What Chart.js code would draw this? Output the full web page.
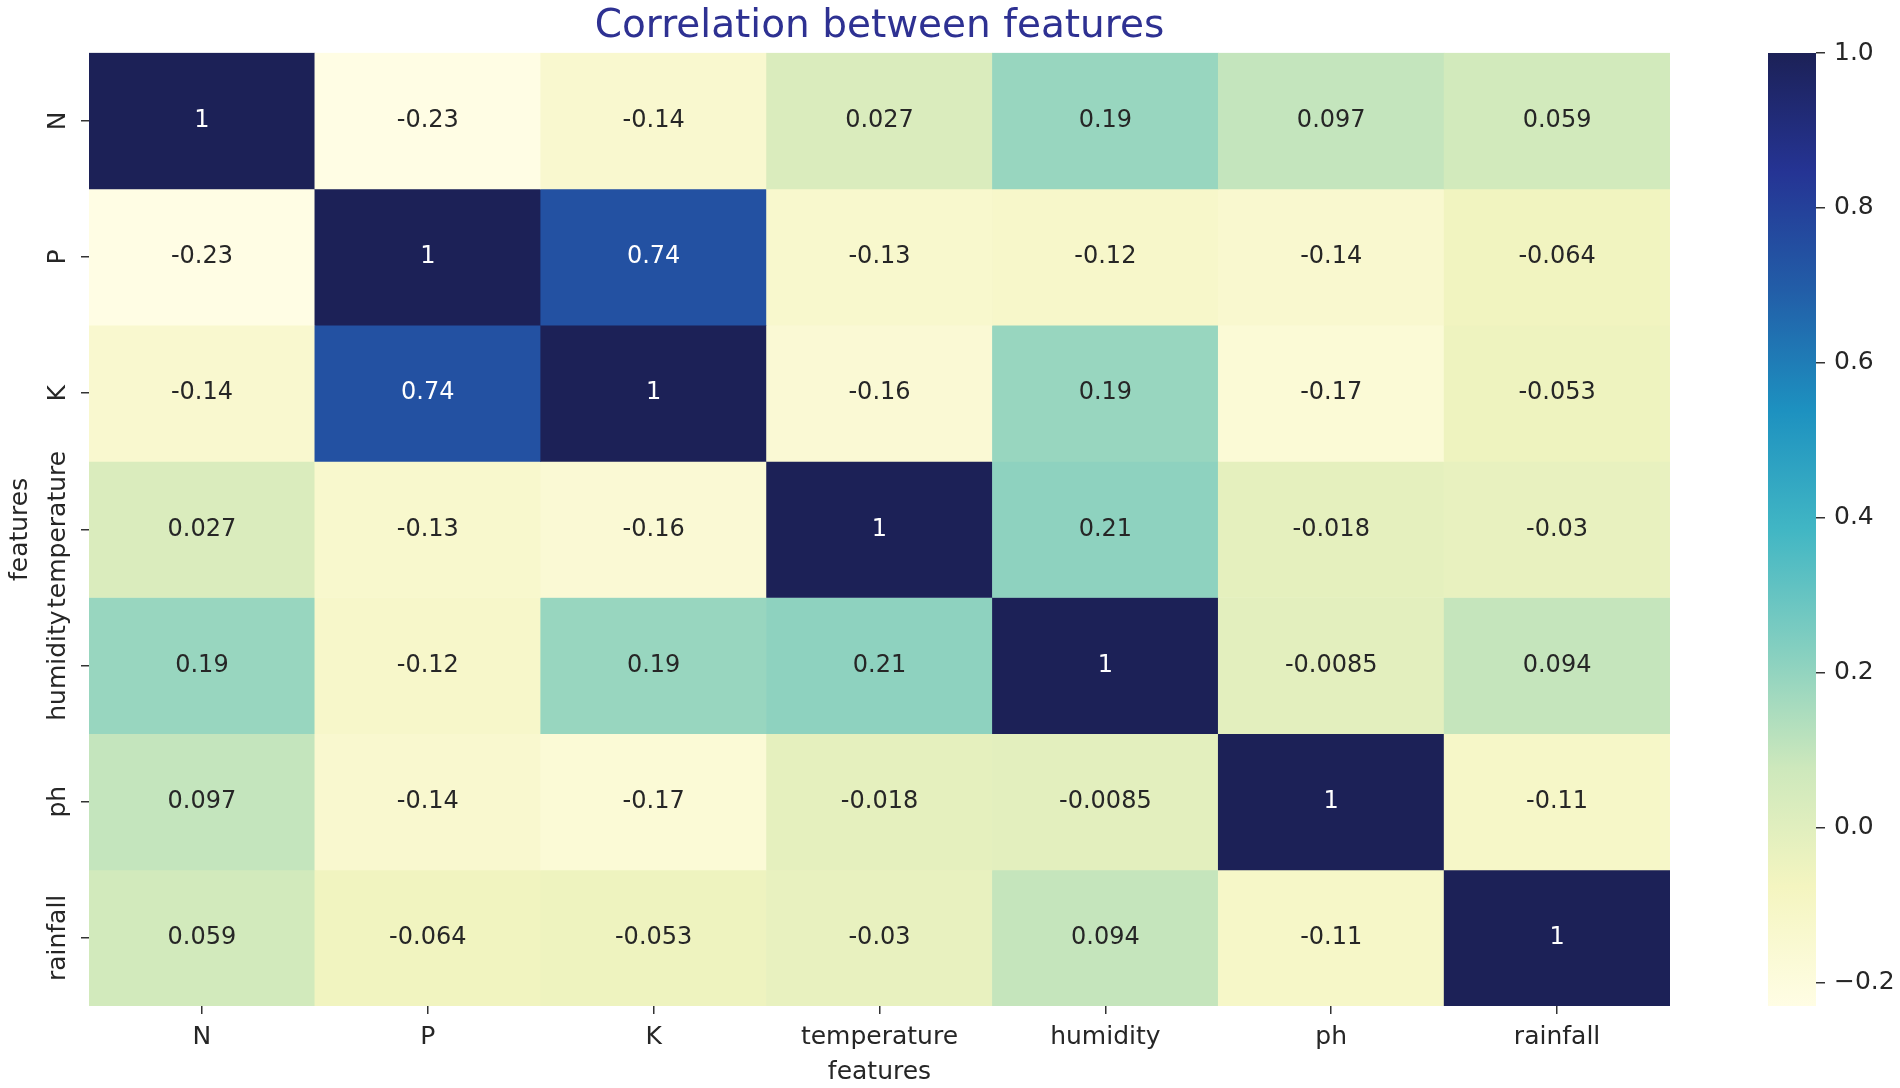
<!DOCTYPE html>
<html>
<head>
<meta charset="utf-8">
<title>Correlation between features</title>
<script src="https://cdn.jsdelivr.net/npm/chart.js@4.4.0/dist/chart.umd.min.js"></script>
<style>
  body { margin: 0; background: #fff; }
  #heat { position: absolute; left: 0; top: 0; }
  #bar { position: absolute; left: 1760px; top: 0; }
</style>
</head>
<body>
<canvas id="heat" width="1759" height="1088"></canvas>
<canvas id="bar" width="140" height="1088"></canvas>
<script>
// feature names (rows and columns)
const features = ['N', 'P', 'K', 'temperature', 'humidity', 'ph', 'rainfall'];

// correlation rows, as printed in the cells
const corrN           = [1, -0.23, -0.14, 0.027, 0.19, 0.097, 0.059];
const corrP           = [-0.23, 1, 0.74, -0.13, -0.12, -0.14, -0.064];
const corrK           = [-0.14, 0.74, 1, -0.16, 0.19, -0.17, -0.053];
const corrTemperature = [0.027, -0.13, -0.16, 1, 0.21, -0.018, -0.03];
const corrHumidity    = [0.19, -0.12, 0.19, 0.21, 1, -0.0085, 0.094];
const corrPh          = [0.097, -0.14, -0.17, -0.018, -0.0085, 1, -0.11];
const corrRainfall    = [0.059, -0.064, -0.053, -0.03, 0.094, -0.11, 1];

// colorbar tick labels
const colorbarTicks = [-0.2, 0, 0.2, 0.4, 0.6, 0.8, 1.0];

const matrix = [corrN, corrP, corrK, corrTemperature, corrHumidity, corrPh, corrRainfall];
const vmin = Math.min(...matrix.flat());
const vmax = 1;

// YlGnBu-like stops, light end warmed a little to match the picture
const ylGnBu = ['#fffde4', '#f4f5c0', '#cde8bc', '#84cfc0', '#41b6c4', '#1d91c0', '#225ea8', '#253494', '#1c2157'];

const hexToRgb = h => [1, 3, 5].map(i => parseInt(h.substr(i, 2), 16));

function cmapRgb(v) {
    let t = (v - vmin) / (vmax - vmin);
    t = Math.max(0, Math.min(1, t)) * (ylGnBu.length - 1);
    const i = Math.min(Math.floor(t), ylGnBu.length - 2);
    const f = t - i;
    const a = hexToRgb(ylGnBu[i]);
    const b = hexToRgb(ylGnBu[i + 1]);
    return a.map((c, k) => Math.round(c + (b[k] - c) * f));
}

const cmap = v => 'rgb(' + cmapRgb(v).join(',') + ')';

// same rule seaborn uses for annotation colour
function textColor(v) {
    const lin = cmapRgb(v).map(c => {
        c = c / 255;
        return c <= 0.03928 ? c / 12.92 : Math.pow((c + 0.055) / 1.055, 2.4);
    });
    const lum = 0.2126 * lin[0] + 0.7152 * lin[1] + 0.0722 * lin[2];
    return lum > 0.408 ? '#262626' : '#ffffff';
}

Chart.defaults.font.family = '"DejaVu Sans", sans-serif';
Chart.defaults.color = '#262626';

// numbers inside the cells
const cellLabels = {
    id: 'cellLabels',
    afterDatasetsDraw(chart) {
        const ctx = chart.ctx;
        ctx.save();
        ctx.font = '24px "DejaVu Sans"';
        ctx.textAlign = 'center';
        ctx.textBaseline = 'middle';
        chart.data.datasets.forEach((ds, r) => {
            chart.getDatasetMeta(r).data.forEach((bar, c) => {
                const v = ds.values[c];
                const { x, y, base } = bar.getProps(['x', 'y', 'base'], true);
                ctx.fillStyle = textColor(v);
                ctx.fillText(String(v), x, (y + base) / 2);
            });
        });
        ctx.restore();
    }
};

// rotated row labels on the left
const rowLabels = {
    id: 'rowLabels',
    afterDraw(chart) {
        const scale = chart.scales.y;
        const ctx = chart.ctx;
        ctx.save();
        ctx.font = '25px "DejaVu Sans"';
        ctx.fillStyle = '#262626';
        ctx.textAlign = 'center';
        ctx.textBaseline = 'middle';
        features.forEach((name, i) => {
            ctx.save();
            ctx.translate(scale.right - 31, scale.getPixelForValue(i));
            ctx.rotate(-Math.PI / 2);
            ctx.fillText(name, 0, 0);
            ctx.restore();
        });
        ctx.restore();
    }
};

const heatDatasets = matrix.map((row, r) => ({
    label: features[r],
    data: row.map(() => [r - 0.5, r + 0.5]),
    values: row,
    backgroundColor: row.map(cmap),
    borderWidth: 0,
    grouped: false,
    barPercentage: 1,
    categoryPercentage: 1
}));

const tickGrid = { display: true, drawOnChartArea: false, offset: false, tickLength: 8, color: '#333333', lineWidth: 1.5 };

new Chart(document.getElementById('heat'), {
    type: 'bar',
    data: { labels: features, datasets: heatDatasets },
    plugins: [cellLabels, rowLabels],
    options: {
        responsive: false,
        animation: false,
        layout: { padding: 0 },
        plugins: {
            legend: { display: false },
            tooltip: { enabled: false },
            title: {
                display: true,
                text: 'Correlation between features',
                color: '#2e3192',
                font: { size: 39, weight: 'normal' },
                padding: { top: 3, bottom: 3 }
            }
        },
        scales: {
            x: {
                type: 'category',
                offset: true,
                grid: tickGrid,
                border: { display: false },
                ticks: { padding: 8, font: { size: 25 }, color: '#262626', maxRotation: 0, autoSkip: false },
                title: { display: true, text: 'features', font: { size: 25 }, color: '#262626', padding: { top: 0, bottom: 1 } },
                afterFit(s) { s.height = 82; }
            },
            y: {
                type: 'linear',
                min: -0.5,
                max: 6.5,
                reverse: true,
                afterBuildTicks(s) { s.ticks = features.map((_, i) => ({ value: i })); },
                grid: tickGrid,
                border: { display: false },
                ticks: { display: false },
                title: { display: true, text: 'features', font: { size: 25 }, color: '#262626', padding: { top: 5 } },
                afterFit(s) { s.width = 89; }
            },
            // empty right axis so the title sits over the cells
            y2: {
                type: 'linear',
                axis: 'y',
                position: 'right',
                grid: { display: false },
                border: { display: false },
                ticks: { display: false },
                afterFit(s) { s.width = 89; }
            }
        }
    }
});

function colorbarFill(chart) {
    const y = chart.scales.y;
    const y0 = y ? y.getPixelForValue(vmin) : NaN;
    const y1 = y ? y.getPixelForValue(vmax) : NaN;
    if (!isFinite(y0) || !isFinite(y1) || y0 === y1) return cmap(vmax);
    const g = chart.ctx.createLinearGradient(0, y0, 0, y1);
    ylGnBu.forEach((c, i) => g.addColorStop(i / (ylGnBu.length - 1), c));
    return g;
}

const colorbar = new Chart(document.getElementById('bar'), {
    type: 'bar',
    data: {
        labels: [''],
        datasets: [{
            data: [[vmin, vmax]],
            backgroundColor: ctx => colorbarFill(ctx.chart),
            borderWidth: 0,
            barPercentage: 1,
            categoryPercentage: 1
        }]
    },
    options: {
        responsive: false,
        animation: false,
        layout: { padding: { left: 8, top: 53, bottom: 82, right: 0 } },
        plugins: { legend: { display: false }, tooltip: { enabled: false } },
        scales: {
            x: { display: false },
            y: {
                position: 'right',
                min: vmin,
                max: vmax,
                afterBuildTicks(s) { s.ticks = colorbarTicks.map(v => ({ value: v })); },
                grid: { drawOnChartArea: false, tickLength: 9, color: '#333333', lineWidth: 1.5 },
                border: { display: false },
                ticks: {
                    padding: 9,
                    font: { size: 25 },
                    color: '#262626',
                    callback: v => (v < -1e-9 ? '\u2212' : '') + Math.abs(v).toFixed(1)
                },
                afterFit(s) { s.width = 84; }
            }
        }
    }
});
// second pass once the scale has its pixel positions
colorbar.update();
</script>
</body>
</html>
★ ★ ★ ★ ★ ★ ★
▶ **JOB**: Each line of the data should be quoted exactly, with pictures left out.

▶ **RESULT BELOW**:
What Chart.js code would draw this? Output the full web page.
<!DOCTYPE html>
<html>
<head>
<meta charset="utf-8">
<title>Correlation between features</title>
<script src="https://cdn.jsdelivr.net/npm/chart.js@4.4.0/dist/chart.umd.min.js"></script>
<style>
  body { margin: 0; background: #fff; }
  #heat { position: absolute; left: 0; top: 0; }
  #bar { position: absolute; left: 1760px; top: 0; }
</style>
</head>
<body>
<canvas id="heat" width="1759" height="1088"></canvas>
<canvas id="bar" width="140" height="1088"></canvas>
<script>
// feature names (rows and columns)
const features = ['N', 'P', 'K', 'temperature', 'humidity', 'ph', 'rainfall'];

// correlation rows, as printed in the cells
const corrN           = [1, -0.23, -0.14, 0.027, 0.19, 0.097, 0.059];
const corrP           = [-0.23, 1, 0.74, -0.13, -0.12, -0.14, -0.064];
const corrK           = [-0.14, 0.74, 1, -0.16, 0.19, -0.17, -0.053];
const corrTemperature = [0.027, -0.13, -0.16, 1, 0.21, -0.018, -0.03];
const corrHumidity    = [0.19, -0.12, 0.19, 0.21, 1, -0.0085, 0.094];
const corrPh          = [0.097, -0.14, -0.17, -0.018, -0.0085, 1, -0.11];
const corrRainfall    = [0.059, -0.064, -0.053, -0.03, 0.094, -0.11, 1];

// colorbar tick labels
const colorbarTicks = [-0.2, 0, 0.2, 0.4, 0.6, 0.8, 1.0];

const matrix = [corrN, corrP, corrK, corrTemperature, corrHumidity, corrPh, corrRainfall];
const vmin = Math.min(...matrix.flat());
const vmax = 1;

// YlGnBu-like stops, light end warmed a little to match the picture
const ylGnBu = ['#fffde4', '#f4f5c0', '#cde8bc', '#84cfc0', '#41b6c4', '#1d91c0', '#225ea8', '#253494', '#1c2157'];

const hexToRgb = h => [1, 3, 5].map(i => parseInt(h.substr(i, 2), 16));

function cmapRgb(v) {
    let t = (v - vmin) / (vmax - vmin);
    t = Math.max(0, Math.min(1, t)) * (ylGnBu.length - 1);
    const i = Math.min(Math.floor(t), ylGnBu.length - 2);
    const f = t - i;
    const a = hexToRgb(ylGnBu[i]);
    const b = hexToRgb(ylGnBu[i + 1]);
    return a.map((c, k) => Math.round(c + (b[k] - c) * f));
}

const cmap = v => 'rgb(' + cmapRgb(v).join(',') + ')';

// same rule seaborn uses for annotation colour
function textColor(v) {
    const lin = cmapRgb(v).map(c => {
        c = c / 255;
        return c <= 0.03928 ? c / 12.92 : Math.pow((c + 0.055) / 1.055, 2.4);
    });
    const lum = 0.2126 * lin[0] + 0.7152 * lin[1] + 0.0722 * lin[2];
    return lum > 0.408 ? '#262626' : '#ffffff';
}

Chart.defaults.font.family = '"DejaVu Sans", sans-serif';
Chart.defaults.color = '#262626';

// numbers inside the cells
const cellLabels = {
    id: 'cellLabels',
    afterDatasetsDraw(chart) {
        const ctx = chart.ctx;
        ctx.save();
        ctx.font = '24px "DejaVu Sans"';
        ctx.textAlign = 'center';
        ctx.textBaseline = 'middle';
        chart.data.datasets.forEach((ds, r) => {
            chart.getDatasetMeta(r).data.forEach((bar, c) => {
                const v = ds.values[c];
                const { x, y, base } = bar.getProps(['x', 'y', 'base'], true);
                ctx.fillStyle = textColor(v);
                ctx.fillText(String(v), x, (y + base) / 2);
            });
        });
        ctx.restore();
    }
};

// rotated row labels on the left
const rowLabels = {
    id: 'rowLabels',
    afterDraw(chart) {
        const scale = chart.scales.y;
        const ctx = chart.ctx;
        ctx.save();
        ctx.font = '25px "DejaVu Sans"';
        ctx.fillStyle = '#262626';
        ctx.textAlign = 'center';
        ctx.textBaseline = 'middle';
        features.forEach((name, i) => {
            ctx.save();
            ctx.translate(scale.right - 31, scale.getPixelForValue(i));
            ctx.rotate(-Math.PI / 2);
            ctx.fillText(name, 0, 0);
            ctx.restore();
        });
        ctx.restore();
    }
};

const heatDatasets = matrix.map((row, r) => ({
    label: features[r],
    data: row.map(() => [r - 0.5, r + 0.5]),
    values: row,
    backgroundColor: row.map(cmap),
    borderWidth: 0,
    grouped: false,
    barPercentage: 1,
    categoryPercentage: 1
}));

const tickGrid = { display: true, drawOnChartArea: false, offset: false, tickLength: 8, color: '#333333', lineWidth: 1.5 };

new Chart(document.getElementById('heat'), {
    type: 'bar',
    data: { labels: features, datasets: heatDatasets },
    plugins: [cellLabels, rowLabels],
    options: {
        responsive: false,
        animation: false,
        layout: { padding: 0 },
        plugins: {
            legend: { display: false },
            tooltip: { enabled: false },
            title: {
                display: true,
                text: 'Correlation between features',
                color: '#2e3192',
                font: { size: 39, weight: 'normal' },
                padding: { top: 3, bottom: 3 }
            }
        },
        scales: {
            x: {
                type: 'category',
                offset: true,
                grid: tickGrid,
                border: { display: false },
                ticks: { padding: 8, font: { size: 25 }, color: '#262626', maxRotation: 0, autoSkip: false },
                title: { display: true, text: 'features', font: { size: 25 }, color: '#262626', padding: { top: 0, bottom: 1 } },
                afterFit(s) { s.height = 82; }
            },
            y: {
                type: 'linear',
                min: -0.5,
                max: 6.5,
                reverse: true,
                afterBuildTicks(s) { s.ticks = features.map((_, i) => ({ value: i })); },
                grid: tickGrid,
                border: { display: false },
                ticks: { display: false },
                title: { display: true, text: 'features', font: { size: 25 }, color: '#262626', padding: { top: 5 } },
                afterFit(s) { s.width = 89; }
            },
            // empty right axis so the title sits over the cells
            y2: {
                type: 'linear',
                axis: 'y',
                position: 'right',
                grid: { display: false },
                border: { display: false },
                ticks: { display: false },
                afterFit(s) { s.width = 89; }
            }
        }
    }
});

function colorbarFill(chart) {
    const y = chart.scales.y;
    const y0 = y ? y.getPixelForValue(vmin) : NaN;
    const y1 = y ? y.getPixelForValue(vmax) : NaN;
    if (!isFinite(y0) || !isFinite(y1) || y0 === y1) return cmap(vmax);
    const g = chart.ctx.createLinearGradient(0, y0, 0, y1);
    ylGnBu.forEach((c, i) => g.addColorStop(i / (ylGnBu.length - 1), c));
    return g;
}

const colorbar = new Chart(document.getElementById('bar'), {
    type: 'bar',
    data: {
        labels: [''],
        datasets: [{
            data: [[vmin, vmax]],
            backgroundColor: ctx => colorbarFill(ctx.chart),
            borderWidth: 0,
            barPercentage: 1,
            categoryPercentage: 1
        }]
    },
    options: {
        responsive: false,
        animation: false,
        layout: { padding: { left: 8, top: 53, bottom: 82, right: 0 } },
        plugins: { legend: { display: false }, tooltip: { enabled: false } },
        scales: {
            x: { display: false },
            y: {
                position: 'right',
                min: vmin,
                max: vmax,
                afterBuildTicks(s) { s.ticks = colorbarTicks.map(v => ({ value: v })); },
                grid: { drawOnChartArea: false, tickLength: 9, color: '#333333', lineWidth: 1.5 },
                border: { display: false },
                ticks: {
                    padding: 9,
                    font: { size: 25 },
                    color: '#262626',
                    callback: v => (v < -1e-9 ? '\u2212' : '') + Math.abs(v).toFixed(1)
                },
                afterFit(s) { s.width = 84; }
            }
        }
    }
});
// second pass once the scale has its pixel positions
colorbar.update();
</script>
</body>
</html>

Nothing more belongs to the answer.